WRITTEN TASK ->
Write the entries out again exactly as they stand, but without the pictures.

Rows from a dataset of charts and code
========================================================================
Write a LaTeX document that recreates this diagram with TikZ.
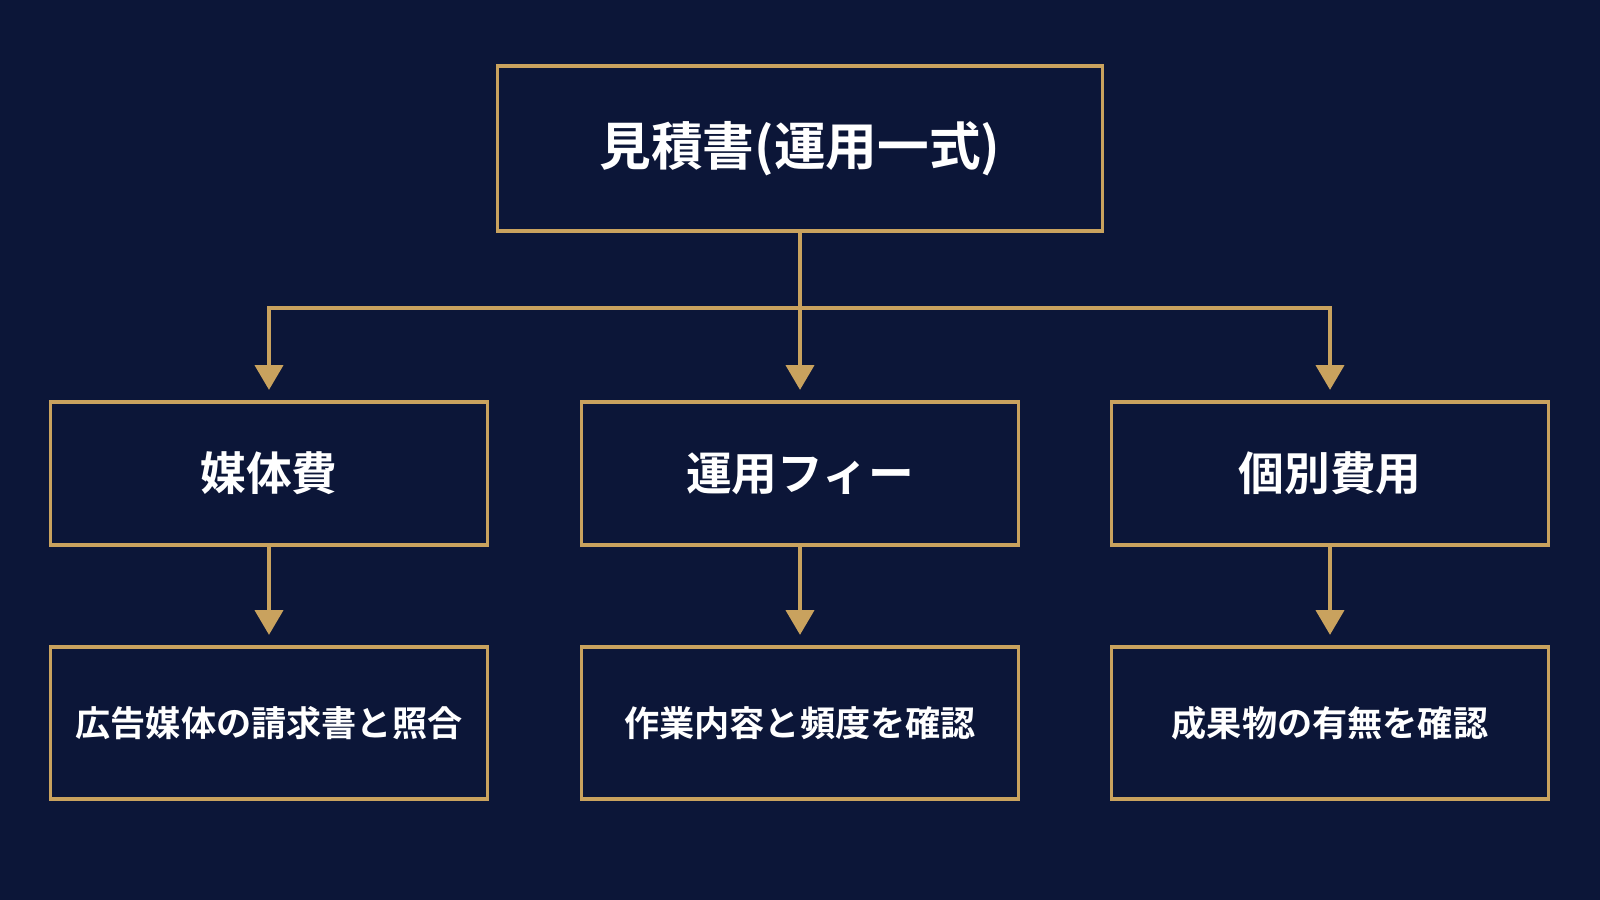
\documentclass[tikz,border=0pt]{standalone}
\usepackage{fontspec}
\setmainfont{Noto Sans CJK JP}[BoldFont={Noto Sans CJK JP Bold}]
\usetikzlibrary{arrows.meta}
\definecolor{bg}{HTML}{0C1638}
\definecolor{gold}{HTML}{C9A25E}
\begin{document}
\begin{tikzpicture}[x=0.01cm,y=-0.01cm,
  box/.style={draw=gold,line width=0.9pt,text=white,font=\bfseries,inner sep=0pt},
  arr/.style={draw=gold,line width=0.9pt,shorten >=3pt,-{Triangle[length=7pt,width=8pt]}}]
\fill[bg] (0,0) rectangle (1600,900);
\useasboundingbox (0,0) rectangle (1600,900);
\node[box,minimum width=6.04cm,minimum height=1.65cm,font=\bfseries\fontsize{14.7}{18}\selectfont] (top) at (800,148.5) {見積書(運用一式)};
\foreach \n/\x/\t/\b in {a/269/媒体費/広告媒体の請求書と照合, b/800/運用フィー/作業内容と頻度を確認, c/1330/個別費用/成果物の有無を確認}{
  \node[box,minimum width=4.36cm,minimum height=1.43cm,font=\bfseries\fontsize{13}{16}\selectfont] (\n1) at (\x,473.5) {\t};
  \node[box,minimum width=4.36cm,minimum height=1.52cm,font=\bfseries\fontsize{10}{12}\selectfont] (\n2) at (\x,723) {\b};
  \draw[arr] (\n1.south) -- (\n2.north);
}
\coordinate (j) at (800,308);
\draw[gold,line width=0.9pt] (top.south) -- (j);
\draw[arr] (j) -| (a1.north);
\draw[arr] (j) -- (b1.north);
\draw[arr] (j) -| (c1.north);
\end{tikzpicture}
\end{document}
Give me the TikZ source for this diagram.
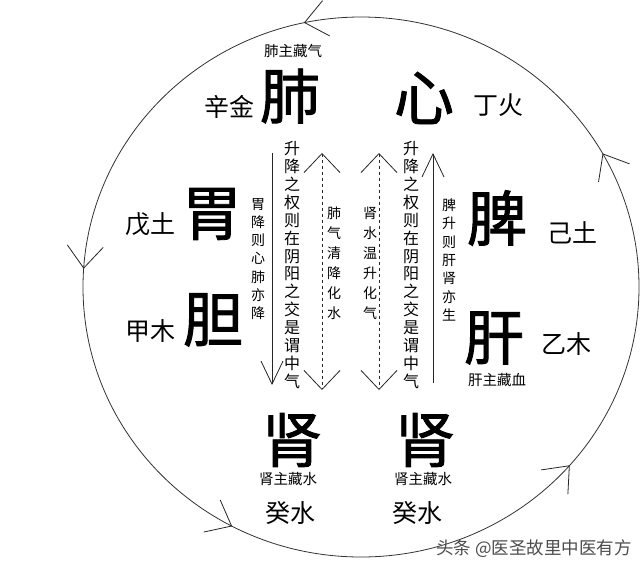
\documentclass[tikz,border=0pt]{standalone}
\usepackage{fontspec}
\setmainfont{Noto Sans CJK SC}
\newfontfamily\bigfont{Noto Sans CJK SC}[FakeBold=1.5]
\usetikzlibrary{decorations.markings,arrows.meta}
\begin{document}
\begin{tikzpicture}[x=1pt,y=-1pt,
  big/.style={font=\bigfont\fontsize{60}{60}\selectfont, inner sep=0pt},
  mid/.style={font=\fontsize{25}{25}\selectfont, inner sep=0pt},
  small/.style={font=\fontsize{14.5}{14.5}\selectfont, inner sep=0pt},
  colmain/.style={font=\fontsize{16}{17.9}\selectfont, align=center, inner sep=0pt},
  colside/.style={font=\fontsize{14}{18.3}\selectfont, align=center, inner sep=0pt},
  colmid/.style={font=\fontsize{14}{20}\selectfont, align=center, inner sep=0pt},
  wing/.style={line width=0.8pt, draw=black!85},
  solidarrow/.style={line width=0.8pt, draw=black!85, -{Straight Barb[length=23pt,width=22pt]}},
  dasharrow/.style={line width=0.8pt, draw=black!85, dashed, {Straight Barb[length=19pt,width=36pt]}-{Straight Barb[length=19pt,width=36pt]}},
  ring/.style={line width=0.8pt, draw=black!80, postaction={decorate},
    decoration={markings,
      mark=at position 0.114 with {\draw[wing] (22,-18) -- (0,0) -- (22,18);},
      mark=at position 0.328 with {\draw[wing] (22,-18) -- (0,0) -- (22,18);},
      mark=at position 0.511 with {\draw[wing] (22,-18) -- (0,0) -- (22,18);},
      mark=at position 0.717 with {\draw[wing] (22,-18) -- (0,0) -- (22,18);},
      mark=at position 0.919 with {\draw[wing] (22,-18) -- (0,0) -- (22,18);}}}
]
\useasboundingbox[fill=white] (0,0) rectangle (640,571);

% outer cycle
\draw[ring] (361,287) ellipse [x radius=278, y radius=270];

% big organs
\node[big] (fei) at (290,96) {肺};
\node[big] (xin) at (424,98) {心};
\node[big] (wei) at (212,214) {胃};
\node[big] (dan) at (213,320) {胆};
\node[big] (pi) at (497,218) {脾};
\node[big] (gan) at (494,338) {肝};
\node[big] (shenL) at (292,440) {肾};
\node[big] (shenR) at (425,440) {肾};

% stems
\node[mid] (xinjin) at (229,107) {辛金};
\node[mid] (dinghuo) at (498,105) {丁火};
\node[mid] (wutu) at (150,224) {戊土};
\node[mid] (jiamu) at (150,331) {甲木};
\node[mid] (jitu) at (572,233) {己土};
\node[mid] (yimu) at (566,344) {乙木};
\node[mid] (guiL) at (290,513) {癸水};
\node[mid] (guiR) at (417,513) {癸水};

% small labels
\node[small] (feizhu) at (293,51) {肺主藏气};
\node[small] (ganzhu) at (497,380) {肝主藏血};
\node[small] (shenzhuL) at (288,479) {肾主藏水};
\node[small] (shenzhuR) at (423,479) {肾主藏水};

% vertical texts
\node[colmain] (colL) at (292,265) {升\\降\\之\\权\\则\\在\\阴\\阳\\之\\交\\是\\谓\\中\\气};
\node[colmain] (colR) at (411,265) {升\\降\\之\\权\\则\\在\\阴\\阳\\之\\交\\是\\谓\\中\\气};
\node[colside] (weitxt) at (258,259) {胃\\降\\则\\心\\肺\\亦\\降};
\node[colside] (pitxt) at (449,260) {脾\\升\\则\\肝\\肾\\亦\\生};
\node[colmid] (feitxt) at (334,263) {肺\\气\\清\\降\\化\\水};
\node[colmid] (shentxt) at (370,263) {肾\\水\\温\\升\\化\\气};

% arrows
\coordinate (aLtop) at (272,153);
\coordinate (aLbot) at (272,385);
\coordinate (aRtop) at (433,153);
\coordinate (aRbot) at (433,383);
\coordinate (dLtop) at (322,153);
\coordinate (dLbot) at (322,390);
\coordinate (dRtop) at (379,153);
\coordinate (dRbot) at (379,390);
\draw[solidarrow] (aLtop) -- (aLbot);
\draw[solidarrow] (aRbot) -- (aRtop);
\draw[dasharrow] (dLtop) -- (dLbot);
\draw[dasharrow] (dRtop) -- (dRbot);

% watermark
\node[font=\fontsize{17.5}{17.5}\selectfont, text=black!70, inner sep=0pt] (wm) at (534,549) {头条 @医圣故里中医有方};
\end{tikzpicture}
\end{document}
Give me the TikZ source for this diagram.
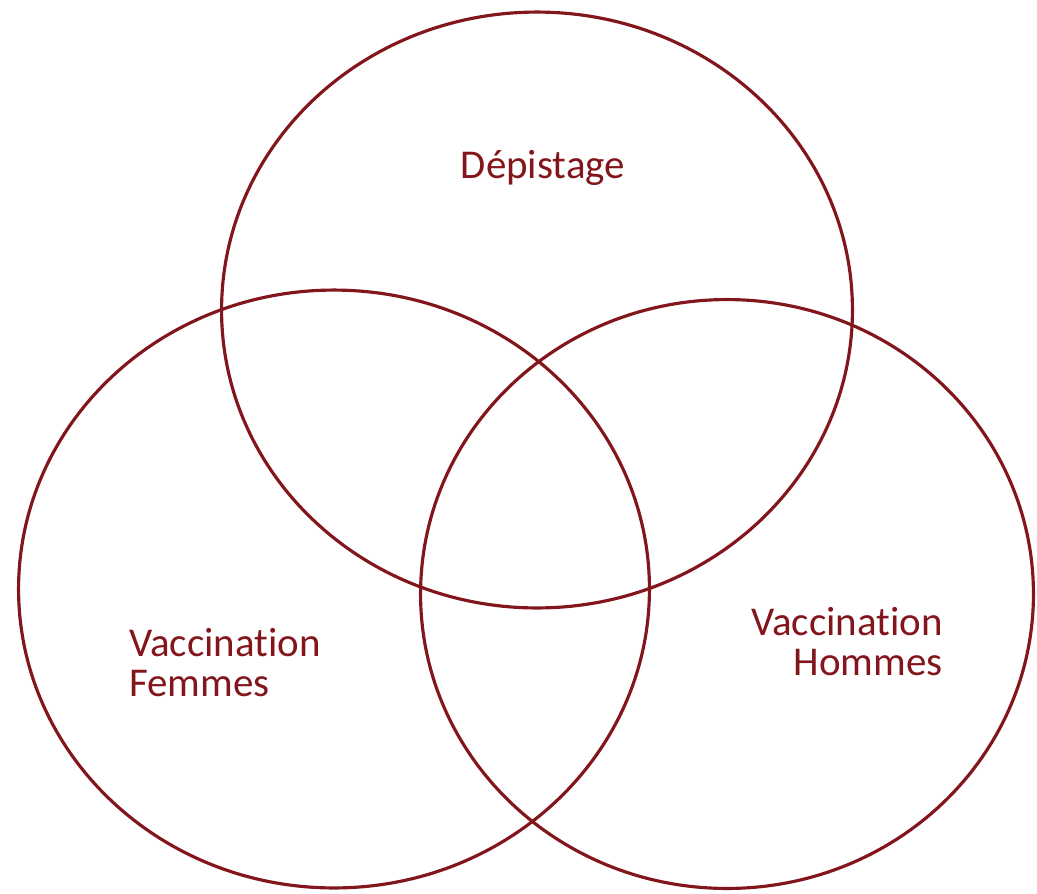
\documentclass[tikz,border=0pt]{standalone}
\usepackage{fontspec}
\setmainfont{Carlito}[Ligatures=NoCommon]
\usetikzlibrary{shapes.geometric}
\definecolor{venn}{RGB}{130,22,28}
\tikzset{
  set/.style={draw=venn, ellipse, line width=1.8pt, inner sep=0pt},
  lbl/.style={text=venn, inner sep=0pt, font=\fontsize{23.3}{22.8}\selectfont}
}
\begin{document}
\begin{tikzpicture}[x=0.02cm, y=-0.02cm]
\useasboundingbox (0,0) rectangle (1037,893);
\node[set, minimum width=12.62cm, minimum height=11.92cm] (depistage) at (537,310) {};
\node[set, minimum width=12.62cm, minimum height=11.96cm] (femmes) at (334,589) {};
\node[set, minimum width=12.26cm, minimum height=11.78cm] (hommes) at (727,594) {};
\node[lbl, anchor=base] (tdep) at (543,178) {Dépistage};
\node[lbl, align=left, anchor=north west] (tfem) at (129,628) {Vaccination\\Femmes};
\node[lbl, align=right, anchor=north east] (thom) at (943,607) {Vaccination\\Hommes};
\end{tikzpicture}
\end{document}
========================================================================
FULL RESPONSE ->
Write a LaTeX document that recreates this diagram with TikZ.
\documentclass[tikz,border=0pt]{standalone}
\usepackage{fontspec}
\setmainfont{Noto Sans CJK JP}[BoldFont={Noto Sans CJK JP Bold}]
\usetikzlibrary{arrows.meta}
\definecolor{bg}{HTML}{0C1638}
\definecolor{gold}{HTML}{C9A25E}
\begin{document}
\begin{tikzpicture}[x=0.01cm,y=-0.01cm,
  box/.style={draw=gold,line width=0.9pt,text=white,font=\bfseries,inner sep=0pt},
  arr/.style={draw=gold,line width=0.9pt,shorten >=3pt,-{Triangle[length=7pt,width=8pt]}}]
\fill[bg] (0,0) rectangle (1600,900);
\useasboundingbox (0,0) rectangle (1600,900);
\node[box,minimum width=6.04cm,minimum height=1.65cm,font=\bfseries\fontsize{14.7}{18}\selectfont] (top) at (800,148.5) {見積書(運用一式)};
\foreach \n/\x/\t/\b in {a/269/媒体費/広告媒体の請求書と照合, b/800/運用フィー/作業内容と頻度を確認, c/1330/個別費用/成果物の有無を確認}{
  \node[box,minimum width=4.36cm,minimum height=1.43cm,font=\bfseries\fontsize{13}{16}\selectfont] (\n1) at (\x,473.5) {\t};
  \node[box,minimum width=4.36cm,minimum height=1.52cm,font=\bfseries\fontsize{10}{12}\selectfont] (\n2) at (\x,723) {\b};
  \draw[arr] (\n1.south) -- (\n2.north);
}
\coordinate (j) at (800,308);
\draw[gold,line width=0.9pt] (top.south) -- (j);
\draw[arr] (j) -| (a1.north);
\draw[arr] (j) -- (b1.north);
\draw[arr] (j) -| (c1.north);
\end{tikzpicture}
\end{document}
Give me the TikZ source for this diagram.
\documentclass[tikz,border=0pt]{standalone}
\usepackage{fontspec}
\setmainfont{Noto Sans CJK SC}
\newfontfamily\bigfont{Noto Sans CJK SC}[FakeBold=1.5]
\usetikzlibrary{decorations.markings,arrows.meta}
\begin{document}
\begin{tikzpicture}[x=1pt,y=-1pt,
  big/.style={font=\bigfont\fontsize{60}{60}\selectfont, inner sep=0pt},
  mid/.style={font=\fontsize{25}{25}\selectfont, inner sep=0pt},
  small/.style={font=\fontsize{14.5}{14.5}\selectfont, inner sep=0pt},
  colmain/.style={font=\fontsize{16}{17.9}\selectfont, align=center, inner sep=0pt},
  colside/.style={font=\fontsize{14}{18.3}\selectfont, align=center, inner sep=0pt},
  colmid/.style={font=\fontsize{14}{20}\selectfont, align=center, inner sep=0pt},
  wing/.style={line width=0.8pt, draw=black!85},
  solidarrow/.style={line width=0.8pt, draw=black!85, -{Straight Barb[length=23pt,width=22pt]}},
  dasharrow/.style={line width=0.8pt, draw=black!85, dashed, {Straight Barb[length=19pt,width=36pt]}-{Straight Barb[length=19pt,width=36pt]}},
  ring/.style={line width=0.8pt, draw=black!80, postaction={decorate},
    decoration={markings,
      mark=at position 0.114 with {\draw[wing] (22,-18) -- (0,0) -- (22,18);},
      mark=at position 0.328 with {\draw[wing] (22,-18) -- (0,0) -- (22,18);},
      mark=at position 0.511 with {\draw[wing] (22,-18) -- (0,0) -- (22,18);},
      mark=at position 0.717 with {\draw[wing] (22,-18) -- (0,0) -- (22,18);},
      mark=at position 0.919 with {\draw[wing] (22,-18) -- (0,0) -- (22,18);}}}
]
\useasboundingbox[fill=white] (0,0) rectangle (640,571);

% outer cycle
\draw[ring] (361,287) ellipse [x radius=278, y radius=270];

% big organs
\node[big] (fei) at (290,96) {肺};
\node[big] (xin) at (424,98) {心};
\node[big] (wei) at (212,214) {胃};
\node[big] (dan) at (213,320) {胆};
\node[big] (pi) at (497,218) {脾};
\node[big] (gan) at (494,338) {肝};
\node[big] (shenL) at (292,440) {肾};
\node[big] (shenR) at (425,440) {肾};

% stems
\node[mid] (xinjin) at (229,107) {辛金};
\node[mid] (dinghuo) at (498,105) {丁火};
\node[mid] (wutu) at (150,224) {戊土};
\node[mid] (jiamu) at (150,331) {甲木};
\node[mid] (jitu) at (572,233) {己土};
\node[mid] (yimu) at (566,344) {乙木};
\node[mid] (guiL) at (290,513) {癸水};
\node[mid] (guiR) at (417,513) {癸水};

% small labels
\node[small] (feizhu) at (293,51) {肺主藏气};
\node[small] (ganzhu) at (497,380) {肝主藏血};
\node[small] (shenzhuL) at (288,479) {肾主藏水};
\node[small] (shenzhuR) at (423,479) {肾主藏水};

% vertical texts
\node[colmain] (colL) at (292,265) {升\\降\\之\\权\\则\\在\\阴\\阳\\之\\交\\是\\谓\\中\\气};
\node[colmain] (colR) at (411,265) {升\\降\\之\\权\\则\\在\\阴\\阳\\之\\交\\是\\谓\\中\\气};
\node[colside] (weitxt) at (258,259) {胃\\降\\则\\心\\肺\\亦\\降};
\node[colside] (pitxt) at (449,260) {脾\\升\\则\\肝\\肾\\亦\\生};
\node[colmid] (feitxt) at (334,263) {肺\\气\\清\\降\\化\\水};
\node[colmid] (shentxt) at (370,263) {肾\\水\\温\\升\\化\\气};

% arrows
\coordinate (aLtop) at (272,153);
\coordinate (aLbot) at (272,385);
\coordinate (aRtop) at (433,153);
\coordinate (aRbot) at (433,383);
\coordinate (dLtop) at (322,153);
\coordinate (dLbot) at (322,390);
\coordinate (dRtop) at (379,153);
\coordinate (dRbot) at (379,390);
\draw[solidarrow] (aLtop) -- (aLbot);
\draw[solidarrow] (aRbot) -- (aRtop);
\draw[dasharrow] (dLtop) -- (dLbot);
\draw[dasharrow] (dRtop) -- (dRbot);

% watermark
\node[font=\fontsize{17.5}{17.5}\selectfont, text=black!70, inner sep=0pt] (wm) at (534,549) {头条 @医圣故里中医有方};
\end{tikzpicture}
\end{document}
Give me the TikZ source for this diagram.
\documentclass[tikz,border=0pt]{standalone}
\usepackage{fontspec}
\setmainfont{Carlito}[Ligatures=NoCommon]
\usetikzlibrary{shapes.geometric}
\definecolor{venn}{RGB}{130,22,28}
\tikzset{
  set/.style={draw=venn, ellipse, line width=1.8pt, inner sep=0pt},
  lbl/.style={text=venn, inner sep=0pt, font=\fontsize{23.3}{22.8}\selectfont}
}
\begin{document}
\begin{tikzpicture}[x=0.02cm, y=-0.02cm]
\useasboundingbox (0,0) rectangle (1037,893);
\node[set, minimum width=12.62cm, minimum height=11.92cm] (depistage) at (537,310) {};
\node[set, minimum width=12.62cm, minimum height=11.96cm] (femmes) at (334,589) {};
\node[set, minimum width=12.26cm, minimum height=11.78cm] (hommes) at (727,594) {};
\node[lbl, anchor=base] (tdep) at (543,178) {Dépistage};
\node[lbl, align=left, anchor=north west] (tfem) at (129,628) {Vaccination\\Femmes};
\node[lbl, align=right, anchor=north east] (thom) at (943,607) {Vaccination\\Hommes};
\end{tikzpicture}
\end{document}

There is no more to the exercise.